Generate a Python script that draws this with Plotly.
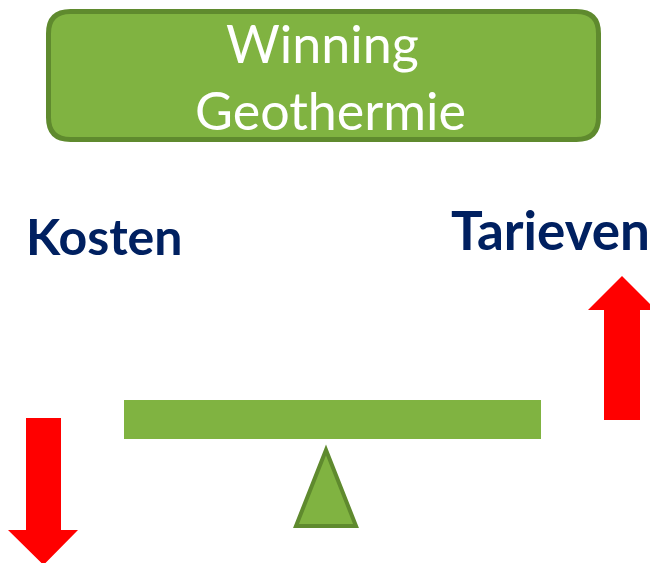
import plotly.graph_objects as go

W, H = 650, 563

title_lines = ["Winning", "Geothermie"]
left_label = "Kosten"
right_label = "Tarieven"

GREEN = "#80b341"
DARK_GREEN = "#5f8a2e"
NAVY = "#002060"
RED = "#ff0000"

fig = go.Figure()

def rounded_rect(x0, y0, x1, y1, r):
    return (f"M {x0+r},{y0} L {x1-r},{y0} Q {x1},{y0} {x1},{y0+r} "
            f"L {x1},{y1-r} Q {x1},{y1} {x1-r},{y1} L {x0+r},{y1} "
            f"Q {x0},{y1} {x0},{y1-r} L {x0},{y0+r} Q {x0},{y0} {x0+r},{y0} Z")

shapes = []
shapes.append(dict(type="path", path=rounded_rect(48.5, 11.5, 598.5, 139.5, 22),
                   fillcolor=GREEN, line=dict(color=DARK_GREEN, width=5), layer="below"))
shapes.append(dict(type="rect", x0=124, x1=541, y0=400, y1=439,
                   fillcolor=GREEN, line=dict(width=0)))
shapes.append(dict(type="path", path="M 326,450 L 356,526 L 296,526 Z",
                   fillcolor=GREEN, line=dict(color=DARK_GREEN, width=4)))
shapes.append(dict(type="path",
                   path="M 622,276 L 656,310 L 640,310 L 640,420 L 604,420 L 604,310 L 588,310 Z",
                   fillcolor=RED, line=dict(width=0)))
shapes.append(dict(type="path",
                   path="M 26,418 L 61,418 L 61,530 L 78,530 L 43.5,565 L 8,530 L 26,530 Z",
                   fillcolor=RED, line=dict(width=0)))
fig.update_layout(shapes=shapes)

ann = []
ann.append(dict(x=322, y=43, text=title_lines[0], showarrow=False, xanchor="center", yanchor="middle",
                font=dict(family="Lato", size=52, color="white")))
ann.append(dict(x=330, y=110, text=title_lines[1], showarrow=False, xanchor="center", yanchor="middle",
                font=dict(family="Lato", size=52, color="white")))
ann.append(dict(x=104, y=236, text="<b>" + left_label + "</b>", showarrow=False, xanchor="center", yanchor="middle",
                font=dict(family="Lato", size=50, color=NAVY)))
ann.append(dict(x=550, y=229, text="<b>" + right_label + "</b>", showarrow=False, xanchor="center", yanchor="middle",
                font=dict(family="Lato", size=53, color=NAVY)))
fig.update_layout(annotations=ann)

fig.update_xaxes(range=[0, W], visible=False, fixedrange=True)
fig.update_yaxes(range=[H, 0], visible=False, fixedrange=True)
fig.update_layout(width=W, height=H, margin=dict(l=0, r=0, t=0, b=0),
                  plot_bgcolor="white", paper_bgcolor="white", showlegend=False)

fig.write_html("out.html", config={"displayModeBar": False},
               post_script="document.body.style.margin='0';document.body.style.overflow='hidden';")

· · · · · · ·

**What the task requires**: Write out each line of the data exactly; the images should be left out.

**Task response**:
Generate a Python script that draws this with Plotly.
import plotly.graph_objects as go

W, H = 650, 563

title_lines = ["Winning", "Geothermie"]
left_label = "Kosten"
right_label = "Tarieven"

GREEN = "#80b341"
DARK_GREEN = "#5f8a2e"
NAVY = "#002060"
RED = "#ff0000"

fig = go.Figure()

def rounded_rect(x0, y0, x1, y1, r):
    return (f"M {x0+r},{y0} L {x1-r},{y0} Q {x1},{y0} {x1},{y0+r} "
            f"L {x1},{y1-r} Q {x1},{y1} {x1-r},{y1} L {x0+r},{y1} "
            f"Q {x0},{y1} {x0},{y1-r} L {x0},{y0+r} Q {x0},{y0} {x0+r},{y0} Z")

shapes = []
shapes.append(dict(type="path", path=rounded_rect(48.5, 11.5, 598.5, 139.5, 22),
                   fillcolor=GREEN, line=dict(color=DARK_GREEN, width=5), layer="below"))
shapes.append(dict(type="rect", x0=124, x1=541, y0=400, y1=439,
                   fillcolor=GREEN, line=dict(width=0)))
shapes.append(dict(type="path", path="M 326,450 L 356,526 L 296,526 Z",
                   fillcolor=GREEN, line=dict(color=DARK_GREEN, width=4)))
shapes.append(dict(type="path",
                   path="M 622,276 L 656,310 L 640,310 L 640,420 L 604,420 L 604,310 L 588,310 Z",
                   fillcolor=RED, line=dict(width=0)))
shapes.append(dict(type="path",
                   path="M 26,418 L 61,418 L 61,530 L 78,530 L 43.5,565 L 8,530 L 26,530 Z",
                   fillcolor=RED, line=dict(width=0)))
fig.update_layout(shapes=shapes)

ann = []
ann.append(dict(x=322, y=43, text=title_lines[0], showarrow=False, xanchor="center", yanchor="middle",
                font=dict(family="Lato", size=52, color="white")))
ann.append(dict(x=330, y=110, text=title_lines[1], showarrow=False, xanchor="center", yanchor="middle",
                font=dict(family="Lato", size=52, color="white")))
ann.append(dict(x=104, y=236, text="<b>" + left_label + "</b>", showarrow=False, xanchor="center", yanchor="middle",
                font=dict(family="Lato", size=50, color=NAVY)))
ann.append(dict(x=550, y=229, text="<b>" + right_label + "</b>", showarrow=False, xanchor="center", yanchor="middle",
                font=dict(family="Lato", size=53, color=NAVY)))
fig.update_layout(annotations=ann)

fig.update_xaxes(range=[0, W], visible=False, fixedrange=True)
fig.update_yaxes(range=[H, 0], visible=False, fixedrange=True)
fig.update_layout(width=W, height=H, margin=dict(l=0, r=0, t=0, b=0),
                  plot_bgcolor="white", paper_bgcolor="white", showlegend=False)

fig.write_html("out.html", config={"displayModeBar": False},
               post_script="document.body.style.margin='0';document.body.style.overflow='hidden';")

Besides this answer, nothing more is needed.